# TASK DETAILS
Copy the data that follows, character for character, minus the pictures.

# SUPPLIED MATERIAL
>> Start

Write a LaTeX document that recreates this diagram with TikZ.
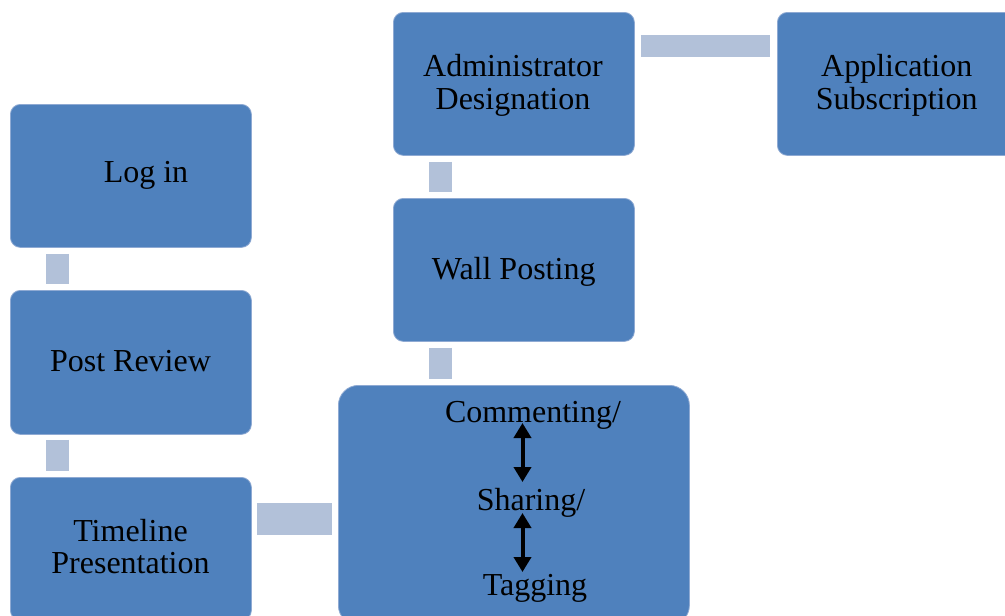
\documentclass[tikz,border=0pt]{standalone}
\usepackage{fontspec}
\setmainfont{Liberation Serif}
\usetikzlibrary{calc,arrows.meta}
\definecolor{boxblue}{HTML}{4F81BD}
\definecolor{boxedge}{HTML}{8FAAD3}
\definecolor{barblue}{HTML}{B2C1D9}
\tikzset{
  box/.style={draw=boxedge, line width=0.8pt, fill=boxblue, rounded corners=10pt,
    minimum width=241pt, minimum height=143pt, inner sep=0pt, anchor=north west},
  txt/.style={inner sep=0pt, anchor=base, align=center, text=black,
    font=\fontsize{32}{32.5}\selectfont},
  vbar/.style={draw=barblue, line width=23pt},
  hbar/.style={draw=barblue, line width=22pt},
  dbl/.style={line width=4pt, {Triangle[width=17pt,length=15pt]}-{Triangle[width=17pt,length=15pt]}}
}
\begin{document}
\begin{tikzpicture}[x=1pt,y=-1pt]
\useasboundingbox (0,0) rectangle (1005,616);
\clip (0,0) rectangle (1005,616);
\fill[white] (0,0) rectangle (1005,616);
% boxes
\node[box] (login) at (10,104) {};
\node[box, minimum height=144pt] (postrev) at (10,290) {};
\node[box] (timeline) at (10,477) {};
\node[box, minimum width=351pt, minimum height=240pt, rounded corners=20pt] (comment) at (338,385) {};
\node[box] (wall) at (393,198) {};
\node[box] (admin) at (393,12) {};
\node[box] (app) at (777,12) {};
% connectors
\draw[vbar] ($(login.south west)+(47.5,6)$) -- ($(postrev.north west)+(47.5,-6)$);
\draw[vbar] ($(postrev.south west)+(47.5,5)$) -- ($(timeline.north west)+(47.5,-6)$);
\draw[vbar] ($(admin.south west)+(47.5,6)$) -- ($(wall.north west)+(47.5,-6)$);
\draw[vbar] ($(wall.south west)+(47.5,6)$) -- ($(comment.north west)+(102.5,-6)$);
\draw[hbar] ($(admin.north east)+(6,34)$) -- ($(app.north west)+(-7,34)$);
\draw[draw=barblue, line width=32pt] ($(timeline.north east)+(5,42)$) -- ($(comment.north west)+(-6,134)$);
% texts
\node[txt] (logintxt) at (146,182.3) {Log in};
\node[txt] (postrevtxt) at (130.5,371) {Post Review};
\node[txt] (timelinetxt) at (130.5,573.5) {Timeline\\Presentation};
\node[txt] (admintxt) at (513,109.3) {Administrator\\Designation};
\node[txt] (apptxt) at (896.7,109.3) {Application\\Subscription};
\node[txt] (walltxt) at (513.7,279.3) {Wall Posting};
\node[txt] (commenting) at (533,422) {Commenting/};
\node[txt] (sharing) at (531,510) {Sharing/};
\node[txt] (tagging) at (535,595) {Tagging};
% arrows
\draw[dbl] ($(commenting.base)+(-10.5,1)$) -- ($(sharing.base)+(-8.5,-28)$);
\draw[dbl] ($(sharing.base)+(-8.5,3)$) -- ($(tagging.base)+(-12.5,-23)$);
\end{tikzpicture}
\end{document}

>> End

# RIGHT ANSWER
Write a LaTeX document that recreates this diagram with TikZ.
\documentclass[tikz,border=0pt]{standalone}
\usepackage{fontspec}
\setmainfont{Liberation Serif}
\usetikzlibrary{calc,arrows.meta}
\definecolor{boxblue}{HTML}{4F81BD}
\definecolor{boxedge}{HTML}{8FAAD3}
\definecolor{barblue}{HTML}{B2C1D9}
\tikzset{
  box/.style={draw=boxedge, line width=0.8pt, fill=boxblue, rounded corners=10pt,
    minimum width=241pt, minimum height=143pt, inner sep=0pt, anchor=north west},
  txt/.style={inner sep=0pt, anchor=base, align=center, text=black,
    font=\fontsize{32}{32.5}\selectfont},
  vbar/.style={draw=barblue, line width=23pt},
  hbar/.style={draw=barblue, line width=22pt},
  dbl/.style={line width=4pt, {Triangle[width=17pt,length=15pt]}-{Triangle[width=17pt,length=15pt]}}
}
\begin{document}
\begin{tikzpicture}[x=1pt,y=-1pt]
\useasboundingbox (0,0) rectangle (1005,616);
\clip (0,0) rectangle (1005,616);
\fill[white] (0,0) rectangle (1005,616);
% boxes
\node[box] (login) at (10,104) {};
\node[box, minimum height=144pt] (postrev) at (10,290) {};
\node[box] (timeline) at (10,477) {};
\node[box, minimum width=351pt, minimum height=240pt, rounded corners=20pt] (comment) at (338,385) {};
\node[box] (wall) at (393,198) {};
\node[box] (admin) at (393,12) {};
\node[box] (app) at (777,12) {};
% connectors
\draw[vbar] ($(login.south west)+(47.5,6)$) -- ($(postrev.north west)+(47.5,-6)$);
\draw[vbar] ($(postrev.south west)+(47.5,5)$) -- ($(timeline.north west)+(47.5,-6)$);
\draw[vbar] ($(admin.south west)+(47.5,6)$) -- ($(wall.north west)+(47.5,-6)$);
\draw[vbar] ($(wall.south west)+(47.5,6)$) -- ($(comment.north west)+(102.5,-6)$);
\draw[hbar] ($(admin.north east)+(6,34)$) -- ($(app.north west)+(-7,34)$);
\draw[draw=barblue, line width=32pt] ($(timeline.north east)+(5,42)$) -- ($(comment.north west)+(-6,134)$);
% texts
\node[txt] (logintxt) at (146,182.3) {Log in};
\node[txt] (postrevtxt) at (130.5,371) {Post Review};
\node[txt] (timelinetxt) at (130.5,573.5) {Timeline\\Presentation};
\node[txt] (admintxt) at (513,109.3) {Administrator\\Designation};
\node[txt] (apptxt) at (896.7,109.3) {Application\\Subscription};
\node[txt] (walltxt) at (513.7,279.3) {Wall Posting};
\node[txt] (commenting) at (533,422) {Commenting/};
\node[txt] (sharing) at (531,510) {Sharing/};
\node[txt] (tagging) at (535,595) {Tagging};
% arrows
\draw[dbl] ($(commenting.base)+(-10.5,1)$) -- ($(sharing.base)+(-8.5,-28)$);
\draw[dbl] ($(sharing.base)+(-8.5,3)$) -- ($(tagging.base)+(-12.5,-23)$);
\end{tikzpicture}
\end{document}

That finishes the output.